> **Material for the task**
* Start *

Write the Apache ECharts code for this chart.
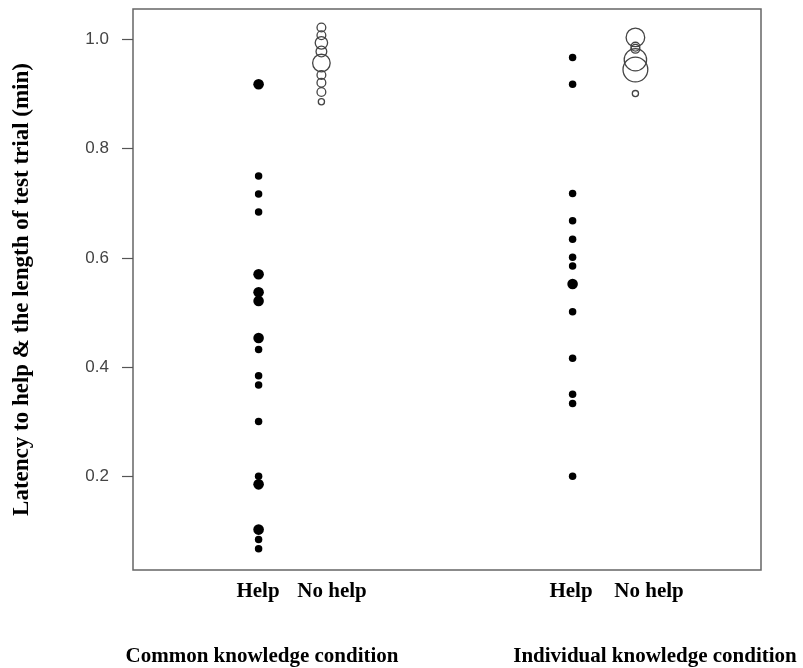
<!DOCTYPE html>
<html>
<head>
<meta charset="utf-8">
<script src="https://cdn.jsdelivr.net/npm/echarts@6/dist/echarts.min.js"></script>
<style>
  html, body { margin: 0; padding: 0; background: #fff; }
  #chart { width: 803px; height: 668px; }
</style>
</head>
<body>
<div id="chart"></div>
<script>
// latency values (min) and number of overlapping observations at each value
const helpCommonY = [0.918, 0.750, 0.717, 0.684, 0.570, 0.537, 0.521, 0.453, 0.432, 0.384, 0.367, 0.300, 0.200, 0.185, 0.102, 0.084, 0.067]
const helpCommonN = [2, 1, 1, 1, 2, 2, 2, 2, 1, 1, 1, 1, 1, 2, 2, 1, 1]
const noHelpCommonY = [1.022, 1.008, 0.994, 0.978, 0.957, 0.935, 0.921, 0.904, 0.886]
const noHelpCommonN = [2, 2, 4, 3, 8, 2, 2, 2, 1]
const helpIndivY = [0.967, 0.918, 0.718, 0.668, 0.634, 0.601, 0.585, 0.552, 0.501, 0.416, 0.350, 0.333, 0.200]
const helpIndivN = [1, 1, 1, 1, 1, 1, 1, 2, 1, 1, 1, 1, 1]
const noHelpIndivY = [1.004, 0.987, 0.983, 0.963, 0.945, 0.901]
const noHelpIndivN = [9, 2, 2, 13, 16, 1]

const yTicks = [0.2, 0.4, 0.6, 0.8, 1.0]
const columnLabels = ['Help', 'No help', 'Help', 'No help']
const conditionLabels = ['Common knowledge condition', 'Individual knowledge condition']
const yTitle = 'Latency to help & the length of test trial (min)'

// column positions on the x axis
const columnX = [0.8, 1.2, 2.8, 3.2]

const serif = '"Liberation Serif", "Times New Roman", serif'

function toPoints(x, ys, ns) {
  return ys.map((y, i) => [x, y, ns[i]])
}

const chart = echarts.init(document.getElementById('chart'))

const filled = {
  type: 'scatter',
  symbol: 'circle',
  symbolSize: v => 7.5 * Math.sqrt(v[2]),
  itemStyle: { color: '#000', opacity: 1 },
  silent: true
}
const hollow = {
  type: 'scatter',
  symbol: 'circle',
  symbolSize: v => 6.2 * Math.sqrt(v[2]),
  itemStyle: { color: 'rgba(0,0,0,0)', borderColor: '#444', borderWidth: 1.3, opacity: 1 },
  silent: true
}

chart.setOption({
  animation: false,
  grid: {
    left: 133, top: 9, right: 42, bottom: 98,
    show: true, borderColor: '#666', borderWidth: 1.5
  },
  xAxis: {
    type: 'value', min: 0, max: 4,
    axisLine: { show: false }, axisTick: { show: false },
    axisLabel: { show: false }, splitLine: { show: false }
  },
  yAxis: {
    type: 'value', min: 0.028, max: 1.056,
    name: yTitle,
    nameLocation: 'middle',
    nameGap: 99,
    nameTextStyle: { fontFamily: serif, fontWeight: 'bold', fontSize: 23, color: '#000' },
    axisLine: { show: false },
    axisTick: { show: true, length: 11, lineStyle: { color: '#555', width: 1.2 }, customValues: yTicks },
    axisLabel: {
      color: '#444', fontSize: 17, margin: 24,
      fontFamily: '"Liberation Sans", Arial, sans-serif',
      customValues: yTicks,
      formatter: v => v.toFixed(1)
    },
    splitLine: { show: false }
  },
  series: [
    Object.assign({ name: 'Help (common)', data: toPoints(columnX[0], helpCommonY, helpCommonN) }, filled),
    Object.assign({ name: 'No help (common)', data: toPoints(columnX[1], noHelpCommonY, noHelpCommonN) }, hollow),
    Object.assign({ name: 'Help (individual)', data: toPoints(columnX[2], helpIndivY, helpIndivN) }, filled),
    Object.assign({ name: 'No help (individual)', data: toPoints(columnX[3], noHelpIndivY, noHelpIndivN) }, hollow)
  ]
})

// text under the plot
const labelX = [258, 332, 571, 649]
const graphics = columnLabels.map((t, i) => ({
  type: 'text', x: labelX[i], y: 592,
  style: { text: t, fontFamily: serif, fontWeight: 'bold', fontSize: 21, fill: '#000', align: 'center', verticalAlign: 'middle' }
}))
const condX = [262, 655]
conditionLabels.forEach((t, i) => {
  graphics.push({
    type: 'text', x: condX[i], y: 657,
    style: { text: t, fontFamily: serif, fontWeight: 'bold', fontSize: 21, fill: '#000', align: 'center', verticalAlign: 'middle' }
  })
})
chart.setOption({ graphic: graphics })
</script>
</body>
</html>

* End *
* Start *

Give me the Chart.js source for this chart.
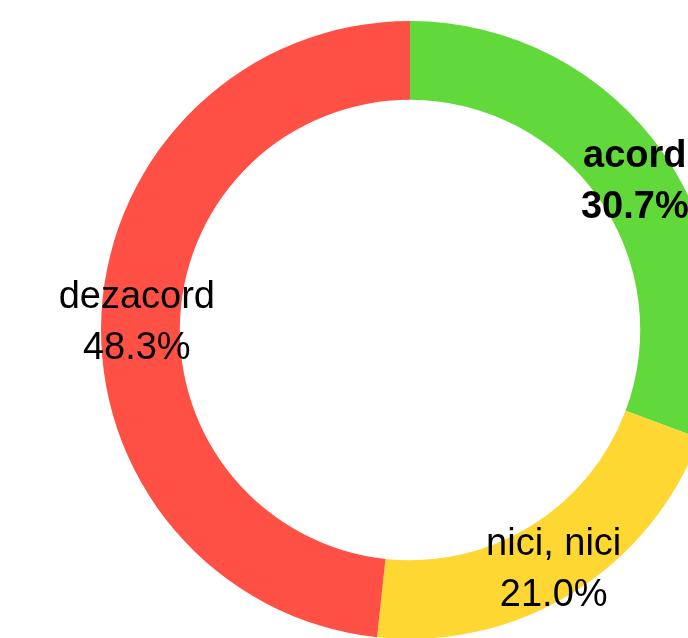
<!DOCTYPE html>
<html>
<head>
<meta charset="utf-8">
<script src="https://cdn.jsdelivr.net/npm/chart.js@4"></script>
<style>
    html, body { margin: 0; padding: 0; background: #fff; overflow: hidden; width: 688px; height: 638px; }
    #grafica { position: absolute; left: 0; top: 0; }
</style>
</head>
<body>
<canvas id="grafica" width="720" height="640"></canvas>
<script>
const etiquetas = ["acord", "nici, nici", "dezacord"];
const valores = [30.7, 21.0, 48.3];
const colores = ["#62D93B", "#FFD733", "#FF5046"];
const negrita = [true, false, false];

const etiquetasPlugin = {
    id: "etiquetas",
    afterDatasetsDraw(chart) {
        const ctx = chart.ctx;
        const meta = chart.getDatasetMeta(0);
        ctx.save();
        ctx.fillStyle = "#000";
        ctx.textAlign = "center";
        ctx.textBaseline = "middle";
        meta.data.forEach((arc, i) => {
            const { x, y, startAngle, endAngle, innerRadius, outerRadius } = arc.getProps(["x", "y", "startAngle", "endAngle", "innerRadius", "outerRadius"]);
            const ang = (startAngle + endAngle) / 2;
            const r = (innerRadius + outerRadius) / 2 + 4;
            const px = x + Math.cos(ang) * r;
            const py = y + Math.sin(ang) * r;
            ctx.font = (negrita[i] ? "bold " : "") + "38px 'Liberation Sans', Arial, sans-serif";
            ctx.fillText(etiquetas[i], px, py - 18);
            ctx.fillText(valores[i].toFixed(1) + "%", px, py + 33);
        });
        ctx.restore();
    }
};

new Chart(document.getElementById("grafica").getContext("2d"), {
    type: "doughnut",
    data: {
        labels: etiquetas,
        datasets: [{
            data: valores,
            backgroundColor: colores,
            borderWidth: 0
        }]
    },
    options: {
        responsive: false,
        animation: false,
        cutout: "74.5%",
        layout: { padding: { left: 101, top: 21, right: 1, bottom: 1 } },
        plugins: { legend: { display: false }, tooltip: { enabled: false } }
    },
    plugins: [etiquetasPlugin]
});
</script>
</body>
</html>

* End *
* Start *

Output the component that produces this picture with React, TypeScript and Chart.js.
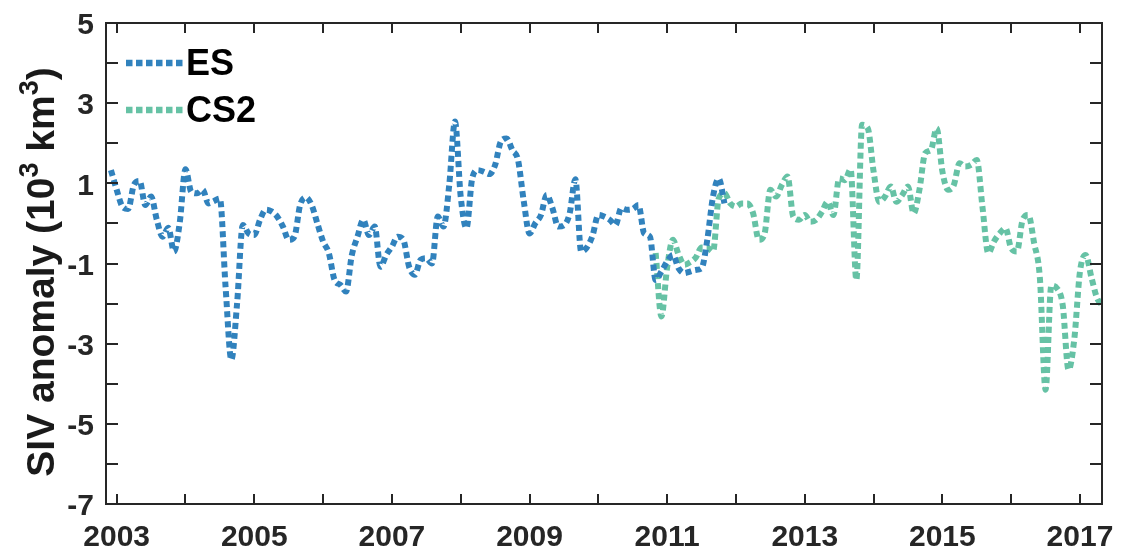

* End *

> **Task statement**
Starting at the line that contains "Give me the Chart.js source for this chart." and stopping after the line that contains "const negrita = [true, false, false];", copy every line exactly. Leave any pictures behind.

> **Solution**
Give me the Chart.js source for this chart.
<!DOCTYPE html>
<html>
<head>
<meta charset="utf-8">
<script src="https://cdn.jsdelivr.net/npm/chart.js@4"></script>
<style>
    html, body { margin: 0; padding: 0; background: #fff; overflow: hidden; width: 688px; height: 638px; }
    #grafica { position: absolute; left: 0; top: 0; }
</style>
</head>
<body>
<canvas id="grafica" width="720" height="640"></canvas>
<script>
const etiquetas = ["acord", "nici, nici", "dezacord"];
const valores = [30.7, 21.0, 48.3];
const colores = ["#62D93B", "#FFD733", "#FF5046"];
const negrita = [true, false, false];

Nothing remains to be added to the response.